Anne Sofie von Otter en récital à Strasbourg, ou le triomphe du cross-over
La dernière fois qu’Anne Sofie von Otter s’était produite en récital à l’Opéra National du Rhin, en 2014, la première partie avait été donnée de manière classique, avec simple accompagnement au piano, et la deuxième s’était déroulée avec amplification vocale. Pour cette nouvelle soirée strasbourgeoise, la célèbre mezzo suédoise aura alterné les deux modes de restitution, confirmant la volonté affichée tout au long de sa carrière de franchir les barrières et les frontières et de sans cesse repousser les limites entre les différents genres musicaux.
Le récital débute avec une partie tout à fait classique, un groupe salonnard très « fin-de-siècle » composé d’un ravissant bouquet de mélodies de Reynaldo Hahn (Lydé, Puisque j’ai mis ma lèvre) et de Cécile Chaminade (L’Anneau d’argent, Ma première Lettre). Il serait vain de cacher que la voix traduit les limites de l’âge, mais la grande artiste qu’est Anne Sofie von Otter sait mieux que personne utiliser les brisures et les fêlures de son instrument à des fins purement expressives, notamment pour L’Anneau d’argent de Chaminade, savamment phrasé et subtilement distillé.
La deuxième moitié de la première partie, chantée à l’aide du micro, est entièrement consacrée à Baudelaire, avec pour commencer la pièce pour piano de Debussy Les Soirs illuminés par l’ardeur du charbon, découverte en 2001. Plus déclamée que chantée, La Mort des amants de Jean Musy, dans la version de Serge Reggiani, démontre l’impressionnante qualité de la diction française de la grande mezzo dont l'auditeur ne perd pas une syllabe, même si la cantatrice n’est jamais parvenue à se départir d’un très léger accent étranger. Le suédois de Moesta et errabunda, chanson de la compositrice Sofie Livebrant, lui est décidément plus naturel.

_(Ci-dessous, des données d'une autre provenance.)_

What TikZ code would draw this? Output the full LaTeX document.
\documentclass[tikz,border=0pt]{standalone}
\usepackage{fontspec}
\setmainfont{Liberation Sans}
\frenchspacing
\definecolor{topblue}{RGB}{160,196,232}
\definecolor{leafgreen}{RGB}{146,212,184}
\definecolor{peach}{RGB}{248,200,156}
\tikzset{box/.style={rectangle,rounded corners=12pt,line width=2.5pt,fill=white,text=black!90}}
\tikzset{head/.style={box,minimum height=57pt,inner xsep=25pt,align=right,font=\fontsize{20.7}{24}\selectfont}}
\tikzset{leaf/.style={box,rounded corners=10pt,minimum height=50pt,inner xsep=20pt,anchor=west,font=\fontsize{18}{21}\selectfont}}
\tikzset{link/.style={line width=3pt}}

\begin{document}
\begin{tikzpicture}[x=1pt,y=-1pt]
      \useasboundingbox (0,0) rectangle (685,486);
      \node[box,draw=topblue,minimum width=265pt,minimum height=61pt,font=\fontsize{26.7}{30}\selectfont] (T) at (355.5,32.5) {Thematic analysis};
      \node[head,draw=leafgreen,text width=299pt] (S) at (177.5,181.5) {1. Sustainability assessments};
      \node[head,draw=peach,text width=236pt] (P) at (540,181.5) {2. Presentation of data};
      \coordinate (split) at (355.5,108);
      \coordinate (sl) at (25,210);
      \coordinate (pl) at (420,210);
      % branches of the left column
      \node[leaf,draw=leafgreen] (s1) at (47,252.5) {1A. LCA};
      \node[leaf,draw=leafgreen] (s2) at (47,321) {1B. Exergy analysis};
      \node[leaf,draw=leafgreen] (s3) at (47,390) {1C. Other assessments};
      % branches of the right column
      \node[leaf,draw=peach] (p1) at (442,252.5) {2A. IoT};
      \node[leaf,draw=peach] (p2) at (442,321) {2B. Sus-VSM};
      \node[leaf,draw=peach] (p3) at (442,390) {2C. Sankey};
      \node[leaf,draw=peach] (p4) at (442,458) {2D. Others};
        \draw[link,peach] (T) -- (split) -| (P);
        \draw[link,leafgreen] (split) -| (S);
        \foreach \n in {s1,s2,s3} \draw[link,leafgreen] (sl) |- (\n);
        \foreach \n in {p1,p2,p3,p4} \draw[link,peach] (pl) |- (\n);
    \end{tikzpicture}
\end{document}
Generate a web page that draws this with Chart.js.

La première partie du récital s’achève sur une série de poèmes mis en musique par Léo Ferré, occasion une fois encore d’admirer le français d'Anne Sofie von Otter, même si cette dernière ne parvient pas vraiment à convaincre de ses accointances avec ce répertoire, accompagné cette fois-ci du piano et de la guitare électrique.
Entièrement allemande (sinon de langue, d'origine), la deuxième partie commence avec Mozart, dont le "Voi che sapete", tendrement accompagné d’une guitare classique, donne à von Otter l’occasion de montrer, avec cet air qu’elle a au cours de ses quatre décennies de carrière gravé dans la voix, qu’elle reste en pleine possession de ses moyens vocaux. Cela est encore confirmé par les trois Lieder de Schumann donnés dans la foulée, toujours sans micro. Etrange idée, cependant, que de faire intervenir la guitare électrique dans Hör' ich das Liedchen klingen (Quand j'entends cet air d'autrefois).
La meilleure partie de la soirée est assurément constituée de celle composée de chansons de cabaret écrites entre les deux guerres. Dans un allemand encore plus immaculé que son français, dont elle sait parfaitement restituer la gouaille, l’esprit canaille mais aussi l’immense nostalgie, Anne Sofie von Otter y excelle tout particulièrement. Le réalisme des chansons de Kurt Weill, Hanns Eisler ou encore Friedrich Hollaender est parfaitement restitué, pour ne rien dire de l’ironie décapante du duo « Wenn die beste Freundin » (Quand les meilleures amies) de Mischa Spoliansky, interprété, de sa voix de fausset, avec le guitariste Fabian Fredriksson (à la ville, le fils de la diva).
Car il faut bien terminer sur une note positive et en emportant chez soi une part de rêve, Anne Sofie von Otter fait vibrer avec Illusions de Hollaender, et enfin avec cet hymne à l’amour et à la liberté, sur un mode très jazzy, qu’est la chanson Kann denn Liebe Sünde sein (L'Amour peut-il être un péché) de Lothar Brühne. En bis, la chanson À Paris autrefois interprétée par Yves Montand, puis Speak low de Weill, dont Anne Sofie von Otter ne manque pas de suggérer avec humour qu’il a été choisi pour... nous renvoyer à la maison.
Soirée au programme atypique donc, mais auquel le public strasbourgeois adhère sans réserve, tant la versatilité de la cantatrice suédoise parvient à convaincre. À ses côtés le pianiste très virtuose Leif Kaner-Lidström, à l’aise dans les accompagnements mais également dans les différents soli qu’il a la charge d’interpréter, ainsi que le guitariste susnommé Fabian Fredriksson, qui passe sans problème de la guitare sèche à la guitare électrique : abolition des frontières, pour le plus grand bonheur de toutes et de tous.